[START THE RECORDS]
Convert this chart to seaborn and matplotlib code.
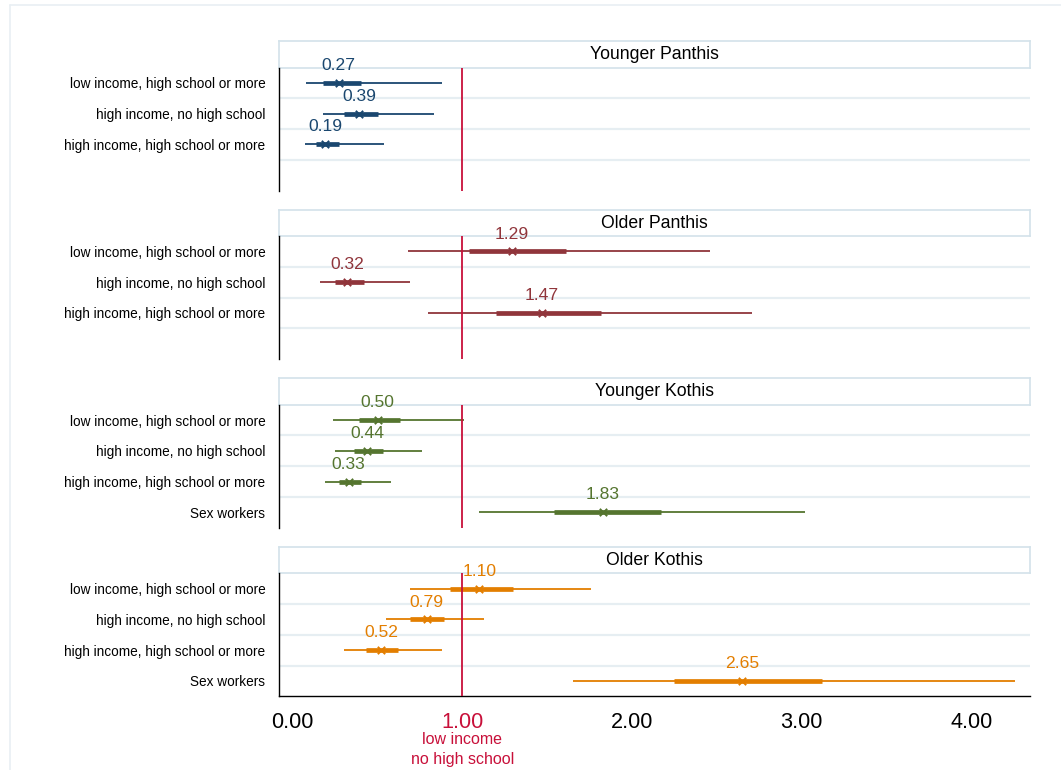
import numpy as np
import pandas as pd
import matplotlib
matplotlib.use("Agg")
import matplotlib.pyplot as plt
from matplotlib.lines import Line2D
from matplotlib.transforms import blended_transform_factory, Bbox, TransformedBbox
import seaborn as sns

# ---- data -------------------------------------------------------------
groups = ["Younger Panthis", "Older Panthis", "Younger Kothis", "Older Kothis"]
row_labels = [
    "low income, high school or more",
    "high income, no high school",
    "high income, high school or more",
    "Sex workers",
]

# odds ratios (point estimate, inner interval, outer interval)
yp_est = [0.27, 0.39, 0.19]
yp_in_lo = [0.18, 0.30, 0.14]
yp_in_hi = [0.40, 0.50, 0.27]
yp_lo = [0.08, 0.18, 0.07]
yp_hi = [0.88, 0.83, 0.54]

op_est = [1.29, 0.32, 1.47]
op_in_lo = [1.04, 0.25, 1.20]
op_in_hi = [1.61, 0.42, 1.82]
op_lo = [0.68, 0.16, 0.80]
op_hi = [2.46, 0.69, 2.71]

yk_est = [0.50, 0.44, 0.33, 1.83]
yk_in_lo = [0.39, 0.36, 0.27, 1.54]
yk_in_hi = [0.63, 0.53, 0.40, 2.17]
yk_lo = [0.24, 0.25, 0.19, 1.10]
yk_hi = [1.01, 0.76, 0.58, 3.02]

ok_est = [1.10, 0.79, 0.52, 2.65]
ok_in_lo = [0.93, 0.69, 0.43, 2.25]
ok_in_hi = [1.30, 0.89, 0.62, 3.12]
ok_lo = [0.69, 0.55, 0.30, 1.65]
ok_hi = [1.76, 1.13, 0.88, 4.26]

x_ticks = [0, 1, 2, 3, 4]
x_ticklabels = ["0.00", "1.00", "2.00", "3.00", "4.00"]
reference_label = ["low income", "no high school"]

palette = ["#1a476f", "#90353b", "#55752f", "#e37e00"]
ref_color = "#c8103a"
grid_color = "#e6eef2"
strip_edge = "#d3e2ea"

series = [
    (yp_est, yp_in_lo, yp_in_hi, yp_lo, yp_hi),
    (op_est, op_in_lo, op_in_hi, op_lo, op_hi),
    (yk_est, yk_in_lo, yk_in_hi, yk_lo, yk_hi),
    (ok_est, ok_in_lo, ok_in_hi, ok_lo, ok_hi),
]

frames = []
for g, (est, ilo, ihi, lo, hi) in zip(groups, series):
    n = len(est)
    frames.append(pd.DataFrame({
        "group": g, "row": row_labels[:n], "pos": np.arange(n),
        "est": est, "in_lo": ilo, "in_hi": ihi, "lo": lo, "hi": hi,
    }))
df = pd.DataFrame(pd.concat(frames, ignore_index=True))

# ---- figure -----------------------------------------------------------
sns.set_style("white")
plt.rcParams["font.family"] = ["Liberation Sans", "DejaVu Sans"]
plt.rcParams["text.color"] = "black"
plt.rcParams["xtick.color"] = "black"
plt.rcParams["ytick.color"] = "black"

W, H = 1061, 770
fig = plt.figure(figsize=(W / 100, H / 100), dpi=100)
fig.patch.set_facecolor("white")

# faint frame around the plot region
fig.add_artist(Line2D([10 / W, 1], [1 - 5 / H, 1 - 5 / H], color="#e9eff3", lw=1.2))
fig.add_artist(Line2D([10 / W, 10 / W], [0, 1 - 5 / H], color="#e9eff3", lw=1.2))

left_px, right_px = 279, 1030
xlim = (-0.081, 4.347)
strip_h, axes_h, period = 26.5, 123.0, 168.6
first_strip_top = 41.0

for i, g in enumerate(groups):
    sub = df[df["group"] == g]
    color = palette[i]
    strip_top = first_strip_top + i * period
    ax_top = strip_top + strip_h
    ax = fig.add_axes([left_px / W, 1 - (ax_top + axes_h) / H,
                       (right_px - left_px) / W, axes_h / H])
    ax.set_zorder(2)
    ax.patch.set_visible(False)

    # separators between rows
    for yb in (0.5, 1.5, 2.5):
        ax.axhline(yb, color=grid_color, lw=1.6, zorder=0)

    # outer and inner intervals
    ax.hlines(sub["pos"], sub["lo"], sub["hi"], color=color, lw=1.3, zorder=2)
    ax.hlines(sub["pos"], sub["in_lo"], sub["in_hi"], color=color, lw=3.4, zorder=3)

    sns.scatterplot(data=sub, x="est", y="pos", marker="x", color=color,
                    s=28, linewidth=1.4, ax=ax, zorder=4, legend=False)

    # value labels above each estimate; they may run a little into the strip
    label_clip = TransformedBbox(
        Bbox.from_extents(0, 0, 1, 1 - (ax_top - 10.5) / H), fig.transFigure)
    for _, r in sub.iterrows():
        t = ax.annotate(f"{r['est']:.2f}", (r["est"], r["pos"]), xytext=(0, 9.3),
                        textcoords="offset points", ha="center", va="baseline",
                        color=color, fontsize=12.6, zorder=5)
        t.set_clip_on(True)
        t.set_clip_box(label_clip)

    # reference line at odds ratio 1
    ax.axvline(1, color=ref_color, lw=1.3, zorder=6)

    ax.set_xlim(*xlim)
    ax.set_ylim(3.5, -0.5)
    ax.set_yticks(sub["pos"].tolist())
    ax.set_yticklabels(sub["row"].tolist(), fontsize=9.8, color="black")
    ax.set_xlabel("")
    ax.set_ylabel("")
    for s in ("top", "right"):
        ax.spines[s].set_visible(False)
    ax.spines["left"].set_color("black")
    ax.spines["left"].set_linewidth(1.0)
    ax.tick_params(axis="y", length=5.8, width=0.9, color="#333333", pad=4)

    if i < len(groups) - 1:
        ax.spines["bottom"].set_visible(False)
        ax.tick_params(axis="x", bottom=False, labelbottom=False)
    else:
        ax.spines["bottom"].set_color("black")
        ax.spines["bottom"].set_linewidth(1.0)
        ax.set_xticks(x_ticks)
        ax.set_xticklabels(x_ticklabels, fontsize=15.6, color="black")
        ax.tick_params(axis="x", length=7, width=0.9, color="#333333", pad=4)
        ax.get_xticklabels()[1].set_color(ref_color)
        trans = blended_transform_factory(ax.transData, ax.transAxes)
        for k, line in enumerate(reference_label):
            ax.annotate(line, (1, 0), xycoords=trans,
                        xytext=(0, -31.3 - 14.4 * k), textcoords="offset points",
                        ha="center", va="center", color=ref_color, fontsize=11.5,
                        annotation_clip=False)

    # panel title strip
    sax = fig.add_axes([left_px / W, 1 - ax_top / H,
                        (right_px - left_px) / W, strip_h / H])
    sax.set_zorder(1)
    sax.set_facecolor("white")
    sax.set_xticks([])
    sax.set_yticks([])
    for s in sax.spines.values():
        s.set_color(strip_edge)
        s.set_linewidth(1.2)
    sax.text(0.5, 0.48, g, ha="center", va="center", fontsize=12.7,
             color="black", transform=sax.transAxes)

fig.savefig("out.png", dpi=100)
[END THE RECORDS]
[START THE RECORDS]
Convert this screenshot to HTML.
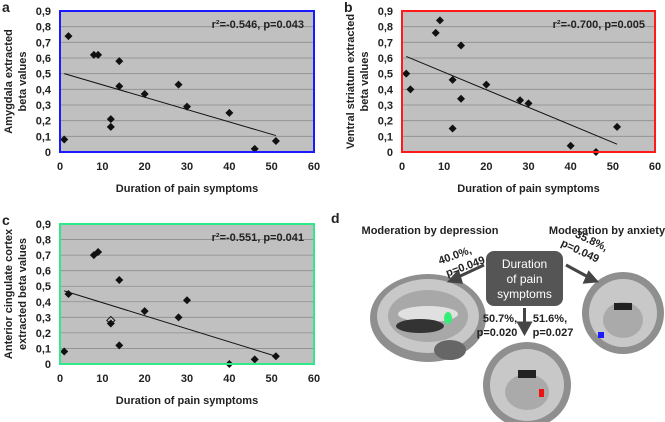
[END THE RECORDS]
◆ **INSTRUCTIONS TO FOLLOW**:
Copy word for word every line from the one with "Convert this chart" through the one with "import seaborn as sns", including both. No pictures belong in the copy.

◆ **WRITTEN SOLUTION**:
Convert this chart to seaborn and matplotlib code.
import numpy as np
import pandas as pd
import matplotlib
matplotlib.use("Agg")
import matplotlib.pyplot as plt
from matplotlib.lines import Line2D
from matplotlib.transforms import blended_transform_factory, Bbox, TransformedBbox
import seaborn as sns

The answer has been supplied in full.